Тем временем, пользовавшаяся особым уважением Лескова, издательница “Северного вестника” Л. Я. Гуревич, получив от Толстого рукопись повести “Хозяин и работник”, выслала автору “на правку” спешно изготовленный оттиск, а второй его экземпляр дала на прочтение Лескову. Создалась эра восторгов и неустанных разговоров о новом произведении “драгоценнейшего человека нашего времени”. Особенно пленяла картина духовного перелома в хозяине, сперва стремившемся спастись, бросив работника, а затем охватываемом самоотверженным желанием спасти этого работника, хотя бы ценою собственной гибели. Так мог учить только истинный “сосуд божий”, который видел в Толстом Лесков. Восхищению не было пределов. Это была последняя литературная радость, “именины души” Лескова, торжество духа!
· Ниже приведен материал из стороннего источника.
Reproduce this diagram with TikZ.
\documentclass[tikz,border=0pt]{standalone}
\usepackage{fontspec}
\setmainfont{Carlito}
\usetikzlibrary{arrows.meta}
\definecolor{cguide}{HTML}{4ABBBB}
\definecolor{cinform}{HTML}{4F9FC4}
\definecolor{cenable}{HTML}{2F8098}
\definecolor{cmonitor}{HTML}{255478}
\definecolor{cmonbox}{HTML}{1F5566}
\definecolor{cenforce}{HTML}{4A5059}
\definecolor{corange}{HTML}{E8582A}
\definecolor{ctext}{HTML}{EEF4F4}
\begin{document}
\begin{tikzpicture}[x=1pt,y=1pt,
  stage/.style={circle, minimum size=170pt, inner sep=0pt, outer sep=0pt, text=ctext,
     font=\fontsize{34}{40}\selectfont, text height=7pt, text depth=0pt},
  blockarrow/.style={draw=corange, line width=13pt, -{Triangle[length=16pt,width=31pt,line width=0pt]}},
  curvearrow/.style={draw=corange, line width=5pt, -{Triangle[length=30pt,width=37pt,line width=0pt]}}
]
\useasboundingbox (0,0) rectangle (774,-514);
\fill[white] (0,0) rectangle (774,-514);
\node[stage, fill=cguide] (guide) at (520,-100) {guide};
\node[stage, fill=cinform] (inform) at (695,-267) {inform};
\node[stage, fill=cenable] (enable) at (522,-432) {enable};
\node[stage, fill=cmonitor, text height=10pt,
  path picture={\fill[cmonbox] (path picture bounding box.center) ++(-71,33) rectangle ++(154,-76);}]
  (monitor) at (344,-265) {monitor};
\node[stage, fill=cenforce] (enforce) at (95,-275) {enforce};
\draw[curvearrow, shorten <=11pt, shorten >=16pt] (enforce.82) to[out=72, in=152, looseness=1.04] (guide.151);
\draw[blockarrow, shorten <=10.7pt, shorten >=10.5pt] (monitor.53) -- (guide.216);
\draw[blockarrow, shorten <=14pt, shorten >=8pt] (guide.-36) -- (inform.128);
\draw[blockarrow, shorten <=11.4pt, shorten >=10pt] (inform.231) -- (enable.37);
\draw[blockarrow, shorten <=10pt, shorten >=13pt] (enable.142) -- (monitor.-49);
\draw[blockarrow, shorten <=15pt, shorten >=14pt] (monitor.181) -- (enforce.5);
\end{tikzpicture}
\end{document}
Посвященный во все таинства получения толстовской повести и ее набора для мартовской книжки дружественного журнала, равно как и в вызревание “нового религиозного сочинения”, то есть катехизиса Толстого [См.: письма Лескова к Толстому от 1 августа и 19 сентября и ответ Толстого от 7 октября 1894 г. — “Письма Толстого и к Толстому”, с. 168–169, 183, 188.], Лесков не мог не поделиться этой драгоценной осведомленностью с широкой общественностью.
Вероятно, он посылает Суворину помещенную в № 6794 “Нового времени” от 27 января 1895 года в “хронике” коротенькую заметку, а на другой день, 28 числа, в № 27 “Петербургской газеты” появляется уже совершенно бесспорная, бесподписная лесковская статейка: “О повести Толстого”.
В ней, между прочим, говорится:
“У графа Л. Н., говорят, теперь исполнены две очень замечательные работы, одна от другой совершенно независимые: одна — повесть, а другая — очень важное сочинение в религиозном духе. Это последнее сочинение, как уверяют люди, способные понимать дело, должно представить собою свод и завершение всего, написанного Толстым в этом, особенном роде. “Вытащено на свет из сундука”, как шутил Тургенев… Объем всех этих сочинений полностью нам даже неизвестен… Ясно только, что азарт этот [издателей. — А. Л.] велик и что дело доходит уже до чего-то легендарного. А еще более всего он непонятен: о каких исключительных правах может идти речь, когда известно всем, что Л. Н. Т. от права собственности на свои новые сочинения отказался!”